Shortlog - a log of everyday things



By the glow of my monitor, I work...

Drew with hands folded

Sarah writes on the role of scientists in influencing policy makers. This sparked Opinions and Thoughts™, which I felt were Too Long To Properly Fit In A Comment, so here they are in a post. At the risk of appearing to miss the forest for the trees:

I disagree with this use of the term "rationalities" when referring to how people make decisions. It carries too much of an implication of intent and consciousness. There's enough experimental record on the books to show that humans are not solely rational creatures, and I see no argument to convince me that a group of humans trying to make decisions will be any more or less self-affected than their bretheren. Perhaps a more suitable word would have been "interests" or "motivations," either of which would reflect the humanity of the policymakers. Moving on, though:

Yes, you can look at a problem in different ways, and depending on the person, you might feel that a particular aspect of a situation is more important than another. I think these are similar to the aforementioned "lenses" with a key difference: they are all bent into a different form by the people who view them. There is, in general, no objective, closed-form answer to "how would $ROLE act in this situation?" Even your scientific lens and my scientific lens may show a different picture. When it comes down to it, it's how individuals see things that actually matters. Aggregating people isn't perfect, but it does scale better than trying to understand each person.

"Politicians can be utilitarian and focus on the outcome or they can be ontological and focus on the process."

Oh, sure, politicians can be utilitarian, provided the utility function represents their personal interests. Snarky comments aside, politicians have to face tons of different interest groups on a regular basis. They're doing their best to satisfy whoever will get them good press and reelection - it's "rational" for them to do so. How can they get reelected? Right now, it's done through extensive (and expensive) advertising, which gets funded primarily by donations from industry groups that are looking to buy policies favorable to them. Systematically, we get precisely the legislation industries want to buy.

Except that again, there's that unpredictable human element, and the fact that industries are run by people. So we wind up getting the legislation that industry leaders want, because it serves their self-interest.

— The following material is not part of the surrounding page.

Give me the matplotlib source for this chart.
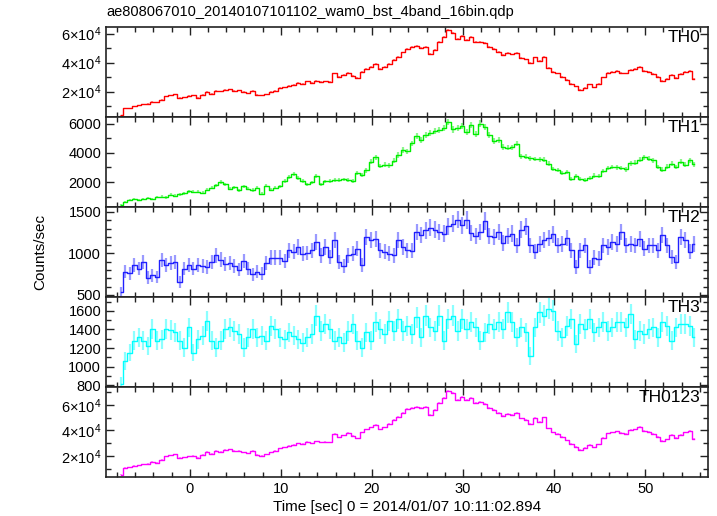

"As scientists, we need to create a demand for evidence and play off of the policy-makers' need for legitimacy to advance our own research." Wow, Sarah, I didn't know you could actually say something that manipulative and evil. Spot on, though - as scientists who want to influence politics, we have to play their game. Industry gets this, and flexes as much power as they can. Structurally, academia doesn't reward sociopaths the way industry does. Time to step up our manipulation...

"(As evidence providers, we cannot be our own advocates but must remain unbiased.)"

...well, that ruins that idea. The fact that we lose credibilty if we try to be remotely prescriptive puts us at a distinct disadvantage when competing with industry for influence. We have to go at the problem indirectly, but industry doesn't. So industry wins, unless we beat them at their own game, by convincing policymakers of the following:

  1. That we can get enough of the public to understand the topic, or at least well enough to recognize
  2. that they are acting in opposition of what their now-educated electorate would want them to do, and
  3. that said electorate care enough about this topic to influence their voting decisions as a result.

We can only really directly affect point 1. Point 2's truth value is the indirect change that we'd like to effect (+1 word reuse). It's interesting to note that we have little to no influence over point 3, and that in fact, point 3 can't hold if the two-party system doesn't disagree on the issue. The system is not designed to allow us influence.

So, after a bit of deciphering, I think we've divined the key point - that we scientists need to present the knowledge we create in ways suitable for consumption by our particular audience. An audience of policy makers is much different from that of scientific researchers. I think this is in no way different from what one should learn from any technical writing class. As has always been the case with rhetoric, the burden lies on the speaker (or writer) to create a compelling and convincing fact-based argument.

tl;dr Know your audience, and manipulate them by playing off their motives, 'cause industry sure will.

Arg, this all sounds incoherant. That's what I get for trying to write critiques at 4am.